* start *
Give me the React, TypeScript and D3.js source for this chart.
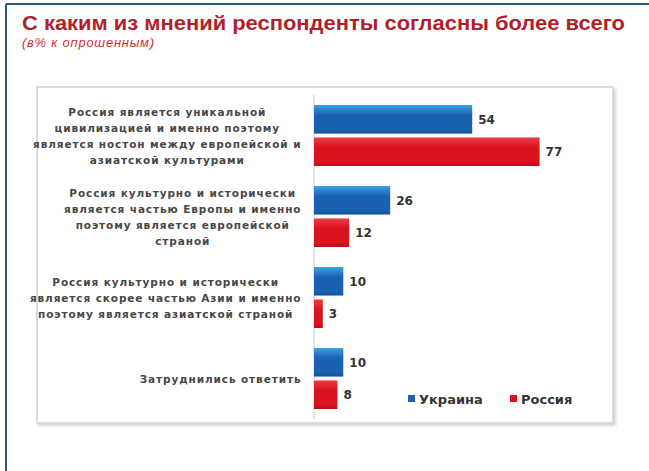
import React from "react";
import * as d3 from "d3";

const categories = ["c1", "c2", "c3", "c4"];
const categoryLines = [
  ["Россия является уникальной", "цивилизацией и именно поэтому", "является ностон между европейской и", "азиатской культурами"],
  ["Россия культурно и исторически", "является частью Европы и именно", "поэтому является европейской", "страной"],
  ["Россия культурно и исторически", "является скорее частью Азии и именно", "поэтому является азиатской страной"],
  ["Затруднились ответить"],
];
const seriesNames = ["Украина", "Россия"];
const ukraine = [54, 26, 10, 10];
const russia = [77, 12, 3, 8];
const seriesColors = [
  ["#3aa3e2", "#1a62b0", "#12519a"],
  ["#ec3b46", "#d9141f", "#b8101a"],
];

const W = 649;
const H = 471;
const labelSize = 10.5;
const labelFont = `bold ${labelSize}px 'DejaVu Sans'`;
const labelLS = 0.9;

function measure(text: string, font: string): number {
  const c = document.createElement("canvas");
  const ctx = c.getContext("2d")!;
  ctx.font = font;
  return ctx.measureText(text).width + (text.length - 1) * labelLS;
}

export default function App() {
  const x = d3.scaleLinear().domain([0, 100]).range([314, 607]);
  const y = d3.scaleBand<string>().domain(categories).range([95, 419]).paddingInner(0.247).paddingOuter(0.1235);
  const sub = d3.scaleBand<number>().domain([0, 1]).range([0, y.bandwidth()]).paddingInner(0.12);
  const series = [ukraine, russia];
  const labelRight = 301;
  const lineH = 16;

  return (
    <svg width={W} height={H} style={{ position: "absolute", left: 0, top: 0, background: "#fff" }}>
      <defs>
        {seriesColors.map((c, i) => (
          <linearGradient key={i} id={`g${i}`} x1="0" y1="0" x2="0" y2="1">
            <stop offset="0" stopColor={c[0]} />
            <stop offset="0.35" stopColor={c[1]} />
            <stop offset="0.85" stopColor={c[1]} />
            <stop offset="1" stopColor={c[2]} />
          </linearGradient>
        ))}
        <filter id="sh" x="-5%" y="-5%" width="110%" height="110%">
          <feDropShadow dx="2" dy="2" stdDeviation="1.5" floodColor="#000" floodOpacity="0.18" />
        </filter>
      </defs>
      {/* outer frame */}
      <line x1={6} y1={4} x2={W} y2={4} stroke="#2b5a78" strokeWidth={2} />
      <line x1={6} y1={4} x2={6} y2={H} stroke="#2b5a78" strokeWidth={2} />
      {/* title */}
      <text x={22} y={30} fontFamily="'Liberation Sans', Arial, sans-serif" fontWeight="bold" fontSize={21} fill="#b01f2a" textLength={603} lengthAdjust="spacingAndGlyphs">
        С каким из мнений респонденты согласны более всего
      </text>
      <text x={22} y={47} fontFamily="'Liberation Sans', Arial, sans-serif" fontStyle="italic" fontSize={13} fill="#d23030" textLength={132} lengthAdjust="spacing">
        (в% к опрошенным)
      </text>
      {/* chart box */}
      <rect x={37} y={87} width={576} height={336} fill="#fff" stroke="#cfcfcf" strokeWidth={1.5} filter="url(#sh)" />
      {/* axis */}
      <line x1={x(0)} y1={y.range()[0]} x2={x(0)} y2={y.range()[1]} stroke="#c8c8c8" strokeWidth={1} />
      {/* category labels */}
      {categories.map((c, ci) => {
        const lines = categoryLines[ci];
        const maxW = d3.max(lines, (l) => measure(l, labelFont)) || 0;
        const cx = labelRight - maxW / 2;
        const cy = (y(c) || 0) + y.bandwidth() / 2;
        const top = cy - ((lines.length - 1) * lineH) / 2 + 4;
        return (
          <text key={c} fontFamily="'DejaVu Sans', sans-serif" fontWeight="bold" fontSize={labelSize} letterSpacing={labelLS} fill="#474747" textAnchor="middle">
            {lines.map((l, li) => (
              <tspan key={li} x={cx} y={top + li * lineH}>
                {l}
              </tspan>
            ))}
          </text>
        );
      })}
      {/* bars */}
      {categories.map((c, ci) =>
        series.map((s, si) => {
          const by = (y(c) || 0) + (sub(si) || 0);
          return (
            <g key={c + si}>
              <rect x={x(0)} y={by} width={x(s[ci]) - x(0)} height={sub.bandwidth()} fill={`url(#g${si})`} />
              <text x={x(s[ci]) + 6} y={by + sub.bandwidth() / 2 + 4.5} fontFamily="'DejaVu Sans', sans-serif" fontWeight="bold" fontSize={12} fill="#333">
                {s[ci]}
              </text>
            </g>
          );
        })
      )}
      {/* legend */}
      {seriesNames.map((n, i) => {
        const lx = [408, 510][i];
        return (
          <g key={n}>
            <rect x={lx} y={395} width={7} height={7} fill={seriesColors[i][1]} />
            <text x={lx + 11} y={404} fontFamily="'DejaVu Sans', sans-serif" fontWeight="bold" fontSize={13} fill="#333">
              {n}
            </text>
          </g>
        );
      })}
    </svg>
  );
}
* end *
▶ **WHAT THE EXERCISE ASKS**
Copy out every line in the listing where the word "React" appears.

▶ **RESULT OF THIS TASK**
Give me the React, TypeScript and D3.js source for this chart.
import React from "react";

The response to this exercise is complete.